Through a family-centered approach the Distance Support Program is empowering parents to form saving groups to reinforce their economic capabilities
Through the Distance Support Program, 2,223 children in Uganda had access to quality education in 2022 alone.
The AVSI Foundation project has gone beyond covering students’ tuition costs to reinforce their parents’ capabilities towards more long-lasting socioeconomic solutions and resilience.
The project considers the family the vital part of the supported child and applies innovative strategies such as Village Saving and Loans Association, psychosocial support, Farmer Field and Business School and Income Generating Activities to help the entire household to become self-reliant.
In Luuka District, a rural community 125 kilometers from Kampala, Kiyunga Social Service Center a non-governmental organization and partner of AVSI Foundation supports 159 children annually.
The organization has formed 39 Village Saving and Loans Association groups since 2013 to economically empower parents of children supported through the project.
Harriet's story towards the empowerment
Since 2015, Harriet has been an active participant in one of the groups. With the help of her savings, she purchased a land and constructed a home where she now happily resides with her son Albert.
"I was determined to construct a house that I and my children would call home, in a secure locality – a home that wouldn't be taken away from us. It took me seven years to complete this house. The journey was challenging but worthwhile.”
In 2010, Harriet and her husband divorced, and she moved to Luuka District to hunt for work at a time Albert was still a young child.
Here is where Harriet first met AVSI Foundation social workers and with their help, she started working as a cook at a school.
"I needed a job, Albert was just six months old, and I was all by myself. I progressively became strong as a result of the counseling sessions I received with the help of AVSI Foundation staff – this revived my hope."
Albert was enrolled in the Distance Support Program in 2015 as he prepared to join primary school because Harriet couldn't meet all his school needs.
That same year, Harriet decided to sign up for the Women's Saving Group formed with the guidance of AVSI Foundation. The group now has 30 members who gather every Monday to save any amount from UGX 2,000 to 10,000.
The Distance Support Program helped her to build a home for her family
Harriet saw another milestone in her life when in 2015 she purchased a cow using her savings in the group. In 2016 she purchased a second cow, and in 2018, she sold both and made a good profit which changed her life for better. She made the decision to purchase land in Luuka District using the proceeds from the sale with a top up from money she borrowed from the group.
With a property in her name and the loan fully paid in 2018, Harriet began the construction of her home, a modest structure where Albert could grow up in harmony.

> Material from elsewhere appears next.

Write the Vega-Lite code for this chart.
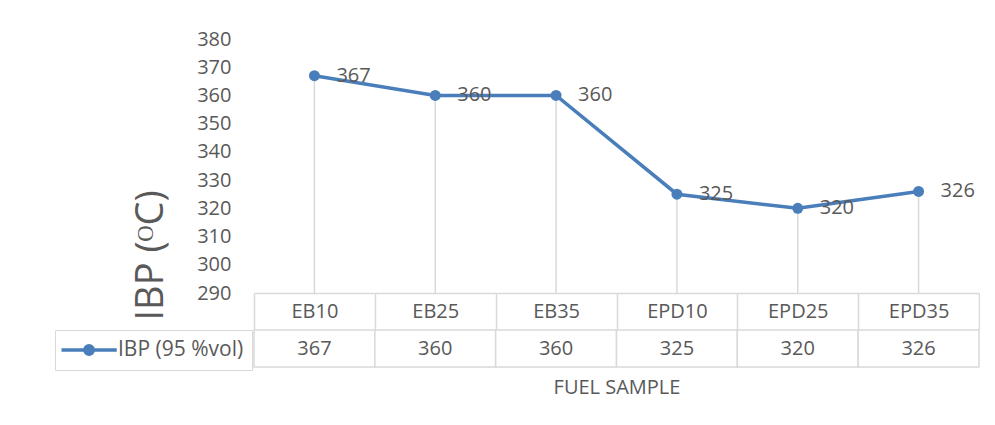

“In 2021, I completed the wall plastering and connected water and electricity inside my house. The savings group has helped me to keep track of my expenditures and to make valuable investments.”
Thanks to her determination over the years, Harriet was able to secure employment as a body therapist in a health facility close to Albert's school. She has ventured into rearing free-range chicken for multiplication which she eventually plans to sell when the numbers have grown.
"Because I didn't have to worry about Albert's tuition I was able to save money and plan for our future with confidence. Albert is a good boy; the teachers have also observed his good behavior - he supervises the school's sporting activities.
I'm proud of him and I'm proud of myself too because I have worked even harder since I separated with my abusive husband without hope, and now look at me, I'm enterprising and I have a fantastic son! The future is bright for us!”